### What to produce:
What is the number of lines in these entries that include "this"? Write that number and no other text.

Start Data to process

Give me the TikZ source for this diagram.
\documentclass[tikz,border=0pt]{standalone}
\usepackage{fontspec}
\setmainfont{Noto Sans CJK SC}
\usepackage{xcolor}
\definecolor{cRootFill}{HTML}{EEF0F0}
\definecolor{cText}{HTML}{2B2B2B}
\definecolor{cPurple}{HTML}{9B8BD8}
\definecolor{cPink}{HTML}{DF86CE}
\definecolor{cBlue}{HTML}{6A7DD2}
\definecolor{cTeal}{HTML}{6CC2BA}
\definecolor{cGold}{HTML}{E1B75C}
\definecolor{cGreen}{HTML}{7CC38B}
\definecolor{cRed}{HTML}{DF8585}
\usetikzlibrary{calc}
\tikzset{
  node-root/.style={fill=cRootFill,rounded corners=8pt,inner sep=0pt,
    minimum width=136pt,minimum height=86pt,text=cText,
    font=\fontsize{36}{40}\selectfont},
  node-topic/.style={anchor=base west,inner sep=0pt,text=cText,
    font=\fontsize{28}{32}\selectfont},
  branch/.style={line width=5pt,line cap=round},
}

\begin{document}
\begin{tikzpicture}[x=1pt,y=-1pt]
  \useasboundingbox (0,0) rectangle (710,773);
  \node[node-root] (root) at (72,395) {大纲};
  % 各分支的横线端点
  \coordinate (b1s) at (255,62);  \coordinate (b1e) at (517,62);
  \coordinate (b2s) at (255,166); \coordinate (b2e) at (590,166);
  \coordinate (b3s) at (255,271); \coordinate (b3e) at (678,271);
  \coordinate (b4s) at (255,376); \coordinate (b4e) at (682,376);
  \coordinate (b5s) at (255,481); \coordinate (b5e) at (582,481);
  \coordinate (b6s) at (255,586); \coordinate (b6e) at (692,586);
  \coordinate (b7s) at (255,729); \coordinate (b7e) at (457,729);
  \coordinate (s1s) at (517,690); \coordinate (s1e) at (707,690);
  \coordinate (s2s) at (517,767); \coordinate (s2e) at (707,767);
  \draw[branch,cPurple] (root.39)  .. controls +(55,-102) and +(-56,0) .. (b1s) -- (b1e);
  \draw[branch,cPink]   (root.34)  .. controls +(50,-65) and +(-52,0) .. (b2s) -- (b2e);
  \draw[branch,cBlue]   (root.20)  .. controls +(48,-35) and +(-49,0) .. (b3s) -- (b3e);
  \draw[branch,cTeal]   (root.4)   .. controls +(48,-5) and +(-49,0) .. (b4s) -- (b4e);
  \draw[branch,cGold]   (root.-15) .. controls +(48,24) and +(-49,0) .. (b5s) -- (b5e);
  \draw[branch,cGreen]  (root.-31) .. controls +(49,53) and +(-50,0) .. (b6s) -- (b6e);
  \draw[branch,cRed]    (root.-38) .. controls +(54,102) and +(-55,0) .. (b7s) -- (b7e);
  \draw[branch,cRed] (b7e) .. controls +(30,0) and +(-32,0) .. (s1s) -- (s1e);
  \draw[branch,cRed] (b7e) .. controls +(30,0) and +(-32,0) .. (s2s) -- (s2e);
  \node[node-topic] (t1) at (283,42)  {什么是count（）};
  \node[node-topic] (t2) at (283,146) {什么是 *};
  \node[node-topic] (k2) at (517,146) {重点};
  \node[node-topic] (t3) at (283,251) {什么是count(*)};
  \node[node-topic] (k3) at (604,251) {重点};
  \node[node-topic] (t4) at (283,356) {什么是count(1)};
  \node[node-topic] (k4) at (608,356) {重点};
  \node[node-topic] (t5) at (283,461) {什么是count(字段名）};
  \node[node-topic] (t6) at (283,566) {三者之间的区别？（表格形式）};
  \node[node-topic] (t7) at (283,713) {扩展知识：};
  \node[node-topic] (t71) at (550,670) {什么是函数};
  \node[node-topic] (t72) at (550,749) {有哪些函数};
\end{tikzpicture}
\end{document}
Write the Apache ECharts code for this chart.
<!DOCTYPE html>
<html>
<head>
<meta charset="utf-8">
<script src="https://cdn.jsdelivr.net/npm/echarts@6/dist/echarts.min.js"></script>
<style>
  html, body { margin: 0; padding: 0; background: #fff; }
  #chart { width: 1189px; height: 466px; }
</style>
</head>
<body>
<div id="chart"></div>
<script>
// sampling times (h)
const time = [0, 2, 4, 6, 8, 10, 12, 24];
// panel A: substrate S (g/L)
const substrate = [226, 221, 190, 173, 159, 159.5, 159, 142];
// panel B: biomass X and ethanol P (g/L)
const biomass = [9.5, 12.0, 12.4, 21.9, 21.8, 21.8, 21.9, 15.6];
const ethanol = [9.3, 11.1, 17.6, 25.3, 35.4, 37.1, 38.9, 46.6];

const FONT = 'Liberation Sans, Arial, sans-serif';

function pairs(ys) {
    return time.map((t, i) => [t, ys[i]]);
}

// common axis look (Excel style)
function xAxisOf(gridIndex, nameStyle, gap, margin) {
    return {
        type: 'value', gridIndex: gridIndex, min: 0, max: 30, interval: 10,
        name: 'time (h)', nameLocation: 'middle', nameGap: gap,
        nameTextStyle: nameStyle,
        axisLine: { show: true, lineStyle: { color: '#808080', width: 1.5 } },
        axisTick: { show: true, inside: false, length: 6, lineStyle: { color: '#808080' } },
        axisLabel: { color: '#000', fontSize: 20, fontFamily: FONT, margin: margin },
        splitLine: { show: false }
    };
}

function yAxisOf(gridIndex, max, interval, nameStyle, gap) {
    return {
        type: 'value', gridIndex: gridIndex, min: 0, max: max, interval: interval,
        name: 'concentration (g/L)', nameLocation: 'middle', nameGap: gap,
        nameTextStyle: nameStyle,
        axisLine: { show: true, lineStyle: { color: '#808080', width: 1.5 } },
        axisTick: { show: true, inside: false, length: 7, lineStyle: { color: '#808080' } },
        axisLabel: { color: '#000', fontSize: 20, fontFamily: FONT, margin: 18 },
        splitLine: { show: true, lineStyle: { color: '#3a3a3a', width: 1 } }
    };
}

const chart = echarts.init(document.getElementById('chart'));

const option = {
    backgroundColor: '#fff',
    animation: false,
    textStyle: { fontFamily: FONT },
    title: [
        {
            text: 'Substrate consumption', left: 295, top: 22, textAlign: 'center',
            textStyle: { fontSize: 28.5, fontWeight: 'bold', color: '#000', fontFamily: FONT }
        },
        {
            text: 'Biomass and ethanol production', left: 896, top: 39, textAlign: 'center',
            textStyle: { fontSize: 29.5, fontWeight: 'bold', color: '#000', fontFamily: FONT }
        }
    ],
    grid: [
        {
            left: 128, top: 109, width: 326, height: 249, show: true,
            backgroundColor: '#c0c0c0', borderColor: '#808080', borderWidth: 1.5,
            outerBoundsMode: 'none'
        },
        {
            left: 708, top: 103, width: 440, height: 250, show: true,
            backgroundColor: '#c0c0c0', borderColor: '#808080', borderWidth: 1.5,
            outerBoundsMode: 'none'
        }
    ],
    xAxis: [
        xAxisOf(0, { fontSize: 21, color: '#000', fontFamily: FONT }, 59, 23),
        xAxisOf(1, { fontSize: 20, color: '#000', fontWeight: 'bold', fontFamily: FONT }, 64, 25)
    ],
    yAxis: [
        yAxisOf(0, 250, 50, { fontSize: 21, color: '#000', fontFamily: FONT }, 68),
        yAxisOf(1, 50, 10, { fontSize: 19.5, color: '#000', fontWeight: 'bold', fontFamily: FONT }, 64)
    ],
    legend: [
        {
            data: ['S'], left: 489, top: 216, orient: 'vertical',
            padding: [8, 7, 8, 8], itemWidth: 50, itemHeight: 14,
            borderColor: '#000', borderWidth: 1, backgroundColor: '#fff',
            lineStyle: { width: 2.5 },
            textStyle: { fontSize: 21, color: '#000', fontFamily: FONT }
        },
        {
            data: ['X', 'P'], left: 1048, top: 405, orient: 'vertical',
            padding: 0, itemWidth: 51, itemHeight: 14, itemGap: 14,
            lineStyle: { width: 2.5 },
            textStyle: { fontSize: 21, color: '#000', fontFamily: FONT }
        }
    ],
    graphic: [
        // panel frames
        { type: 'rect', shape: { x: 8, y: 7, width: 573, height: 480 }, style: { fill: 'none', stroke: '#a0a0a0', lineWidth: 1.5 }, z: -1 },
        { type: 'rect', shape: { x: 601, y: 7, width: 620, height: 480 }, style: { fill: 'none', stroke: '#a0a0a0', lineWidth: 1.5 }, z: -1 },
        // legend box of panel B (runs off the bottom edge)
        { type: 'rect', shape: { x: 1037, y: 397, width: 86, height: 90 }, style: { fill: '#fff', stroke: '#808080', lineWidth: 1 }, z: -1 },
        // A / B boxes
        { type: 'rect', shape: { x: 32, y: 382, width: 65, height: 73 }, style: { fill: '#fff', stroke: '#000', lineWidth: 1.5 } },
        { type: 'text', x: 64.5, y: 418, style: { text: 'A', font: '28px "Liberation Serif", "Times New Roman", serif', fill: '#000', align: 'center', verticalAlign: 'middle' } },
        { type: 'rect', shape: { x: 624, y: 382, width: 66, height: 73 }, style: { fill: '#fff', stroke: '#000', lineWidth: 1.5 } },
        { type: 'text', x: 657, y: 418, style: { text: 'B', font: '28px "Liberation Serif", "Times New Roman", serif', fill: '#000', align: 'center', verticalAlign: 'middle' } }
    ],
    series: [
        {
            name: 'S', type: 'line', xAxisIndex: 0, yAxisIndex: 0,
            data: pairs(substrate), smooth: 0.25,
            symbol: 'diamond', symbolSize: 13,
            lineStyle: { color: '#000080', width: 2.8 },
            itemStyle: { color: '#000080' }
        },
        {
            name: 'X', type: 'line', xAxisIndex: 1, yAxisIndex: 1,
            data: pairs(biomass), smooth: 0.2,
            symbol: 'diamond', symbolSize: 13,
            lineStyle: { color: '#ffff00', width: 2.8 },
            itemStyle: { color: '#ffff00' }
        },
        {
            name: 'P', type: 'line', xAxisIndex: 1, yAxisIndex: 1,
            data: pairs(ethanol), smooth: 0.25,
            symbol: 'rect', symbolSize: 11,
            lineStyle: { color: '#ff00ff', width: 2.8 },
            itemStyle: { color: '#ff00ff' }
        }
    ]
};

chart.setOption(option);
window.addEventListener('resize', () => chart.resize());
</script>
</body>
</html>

End Data to process

### Response:
2